Tooth transplantation has been reported from as early as ancient Egypt where mummies were found with human teeth transplanted from other individuals. It was said that slaves were forced to give up teeth to their pharaohs. One of the earliest written accounts of tooth transplantation was by Ambroise Paré, which he wrote around 1562 and was translated by Thomas Johnson in 1634, pp. 658:

Charles Allen, in 1685, wrote of tooth transplantation in the first English dental textbook, The Operator for the Teeth. He encouraged tooth transplantation from animals over humans, stating the latter to be "inhumane" and "attended with too many difficulties". Pierre Fauchard shared his experience in tooth transplantation in the acclaimed Le Chirurgien Dentiste ("The Surgeon Dentist"), published in 1728. In it, he detailed transplanting a canine from a soldier to a captain in an army. The donor tooth was too wide and long for the Captain and Fauchard resorted to reducing its size to fit into the receiver's socket. This resulted in a cavity on the tooth which Fauchard filled once the tooth stabilized. The filling was removed the next day however, as it caused extreme pain. Fauchard saw the patient eight years later who had lost the donor tooth by then but the Captain insisted that the tooth had lasted him six years before being extracted due to caries.

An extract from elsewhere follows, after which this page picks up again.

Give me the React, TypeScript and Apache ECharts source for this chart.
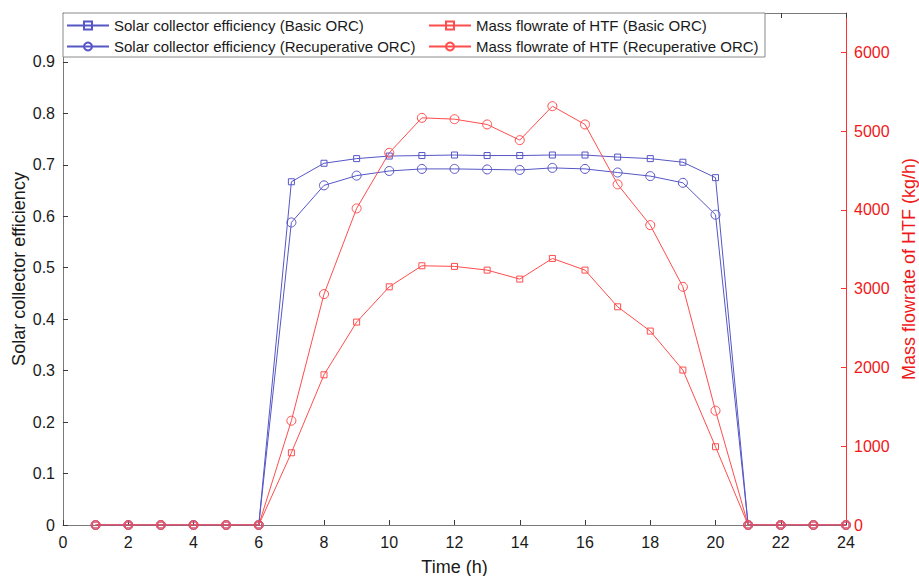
import React, { useEffect, useRef } from 'react';
import * as echarts from 'echarts';

const hours = [1, 2, 3, 4, 5, 6, 7, 8, 9, 10, 11, 12, 13, 14, 15, 16, 17, 18, 19, 20, 21, 22, 23, 24];
const effBasic = [0, 0, 0, 0, 0, 0, 0.667, 0.703, 0.712, 0.717, 0.718, 0.719, 0.718, 0.718, 0.719, 0.719, 0.715, 0.712, 0.705, 0.675, 0, 0, 0, 0];
const effRecup = [0, 0, 0, 0, 0, 0, 0.588, 0.66, 0.679, 0.688, 0.692, 0.692, 0.691, 0.69, 0.694, 0.692, 0.685, 0.678, 0.665, 0.603, 0, 0, 0, 0];
const massBasic = [0, 0, 0, 0, 0, 0, 917, 1907, 2576, 3024, 3291, 3283, 3236, 3122, 3384, 3236, 2770, 2462, 1967, 994, 0, 0, 0, 0];
const massRecup = [0, 0, 0, 0, 0, 0, 1324, 2931, 4019, 4725, 5169, 5152, 5085, 4886, 5317, 5085, 4324, 3807, 3024, 1451, 0, 0, 0, 0];

const seriesNames = [
  'Solar collector efficiency (Basic ORC)',
  'Solar collector efficiency (Recuperative ORC)',
  'Mass flowrate of HTF (Basic ORC)',
  'Mass flowrate of HTF (Recuperative ORC)',
];

const BLUE = '#5656c6';
const RED = '#ff4d4d';
const FONT = '"Liberation Sans", Arial, sans-serif';

function pairs(vals: number[]) {
  return hours.map((h, i) => [h, vals[i]]);
}

function mkSeries(name: string, vals: number[], color: string, symbol: string, size: number, yIdx: number) {
  return {
    name,
    type: 'line',
    xAxisIndex: 0,
    yAxisIndex: yIdx,
    data: pairs(vals),
    symbol,
    symbolSize: size,
    lineStyle: { color, width: 1 },
    itemStyle: { color: 'rgba(255,255,255,0)', borderColor: color, borderWidth: 1 },
    emphasis: { disabled: true },
  };
}

export default function App() {
  const ref = useRef<HTMLDivElement>(null);
  useEffect(() => {
    if (!ref.current) return;
    const chart = echarts.init(ref.current, null, { renderer: 'svg' });
    const tickLabel = { fontFamily: FONT, fontSize: 16 };
    chart.setOption({
      animation: false,
      backgroundColor: '#ffffff',
      textStyle: { fontFamily: FONT },
      grid: { left: 63, right: 73, top: 13, bottom: 51, outerBoundsMode: 'none', containLabel: false },
      xAxis: [
        {
          type: 'value',
          min: 0,
          max: 24,
          interval: 2,
          name: 'Time (h)',
          nameLocation: 'middle',
          nameGap: 33,
          nameMoveOverlap: false,
          nameTextStyle: { fontFamily: FONT, fontSize: 18, color: '#1a1a1a' },
          axisLine: { onZero: false, lineStyle: { color: '#7a7a7a', width: 1 } },
          axisTick: { inside: true, length: 5, lineStyle: { color: '#3a3a3a' } },
          axisLabel: { ...tickLabel, color: '#1a1a1a', margin: 9 },
          splitLine: { show: false },
        },
        {
          type: 'value',
          position: 'top',
          min: 0,
          max: 24,
          interval: 2,
          axisLine: { show: true, onZero: false, lineStyle: { color: '#7a7a7a', width: 1 } },
          axisTick: { inside: true, length: 5, lineStyle: { color: '#3a3a3a' } },
          axisLabel: { show: false },
          splitLine: { show: false },
        },
      ],
      yAxis: [
        {
          type: 'value',
          min: 0,
          max: 0.995,
          interval: 0.1,
          name: 'Solar collector efficiency',
          nameLocation: 'middle',
          nameGap: 35,
          nameMoveOverlap: false,
          nameTextStyle: { fontFamily: FONT, fontSize: 18, color: '#1a1a1a' },
          axisLine: { show: true, onZero: false, lineStyle: { color: '#7a7a7a', width: 1 } },
          axisTick: { show: true, inside: true, length: 5, lineStyle: { color: '#3a3a3a' } },
          axisLabel: {
            ...tickLabel,
            color: '#1a1a1a',
            margin: 8,
            showMaxLabel: false,
            formatter: (v: number) => (v === 0 ? '0' : v.toFixed(1)),
          },
          splitLine: { show: false },
        },
        {
          type: 'value',
          position: 'right',
          min: 0,
          max: 6500,
          interval: 1000,
          name: 'Mass flowrate of HTF (kg/h)',
          nameLocation: 'middle',
          nameRotate: 90,
          nameGap: 43,
          nameTextStyle: { fontFamily: FONT, fontSize: 18, color: '#f01818' },
          axisLine: { show: true, onZero: false, lineStyle: { color: '#ff3030', width: 1 } },
          axisTick: { show: true, inside: true, length: 5, lineStyle: { color: '#ff3030' } },
          axisLabel: {
            ...tickLabel,
            color: '#f01818',
            margin: 8,
            showMaxLabel: false,
            formatter: (v: number) => String(Math.round(v)),
          },
          splitLine: { show: false },
        },
      ],
      graphic: [
        {
          type: 'rect',
          z: 5,
          shape: { x: 63, y: 13, width: 702, height: 44 },
          style: { fill: '#ffffff', stroke: '#8a8a8a', lineWidth: 1 },
        },
      ],
      legend: [
        {
          z: 6,
          left: 66,
          top: 18,
          orient: 'vertical',
          padding: 0,
          itemGap: 6,
          itemWidth: 42,
          itemHeight: 10,
          selectedMode: false,
          textStyle: { fontFamily: FONT, fontSize: 15, color: '#1a1a1a' },
          data: [seriesNames[0], seriesNames[1]],
        },
        {
          z: 6,
          left: 428,
          top: 18,
          orient: 'vertical',
          padding: 0,
          itemGap: 6,
          itemWidth: 42,
          itemHeight: 10,
          selectedMode: false,
          textStyle: { fontFamily: FONT, fontSize: 15, color: '#1a1a1a' },
          data: [seriesNames[2], seriesNames[3]],
        },
      ],
      series: [
        mkSeries(seriesNames[0], effBasic, BLUE, 'rect', 6, 0),
        mkSeries(seriesNames[1], effRecup, BLUE, 'circle', 9, 0),
        mkSeries(seriesNames[2], massBasic, RED, 'rect', 6, 1),
        mkSeries(seriesNames[3], massRecup, RED, 'circle', 9, 1),
      ],
    });
    return () => chart.dispose();
  }, []);
  return <div ref={ref} style={{ position: 'fixed', left: 0, top: 0, width: 919, height: 576 }} />;
}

Philipp Pfaff, credited as Germany's first "state-appointed dentist", published Abhandlung von den Zähnen des menschlichen Körpers und deren Krankheiten, (Treatise on The Teeth of the Human Body and Their Diseases) in 1756. He was not fond of tooth transplantation from corpses but emphasized the importance of preserving periodontal ligaments of the transplanted tooth and sealing the apical foramen with lead or wax.

John Hunter documented successful transplantation between humans in 1772, at the peak of the procedure's popularity, stating that it is "without great difficulty, Nature assisting the operation, if it is done in such a way she can assist". Hunter appreciated that the tooth transplanted should ideally be smaller than the socket, and if not, should be adjusted to fit the socket. Hunter is guilty however, of not acknowledging the significance of tooth transplantation in spreading syphilis to seven of his patients following the procedure. Benjamin Bell wrote in 1785 on tooth transplanting in his book, A system of surgery (volume 5), pp. 76, on how the transplanted tooth must be "free from scurvy and the lues venera" thereby appreciating the significance of the procedure in the transmission of various infections.

Following Nicholas Dubois de Chemant's development of "mineral paste dentures", which he patented in 1788, allotransplantation was gradually replaced by dentures that at that time were claimed to not decay in the mouth.

Towards 1950, autotransplantation began to appear in dental literature, renewing interest in tooth transplantation. However, the success rate of the procedure was only about 50%.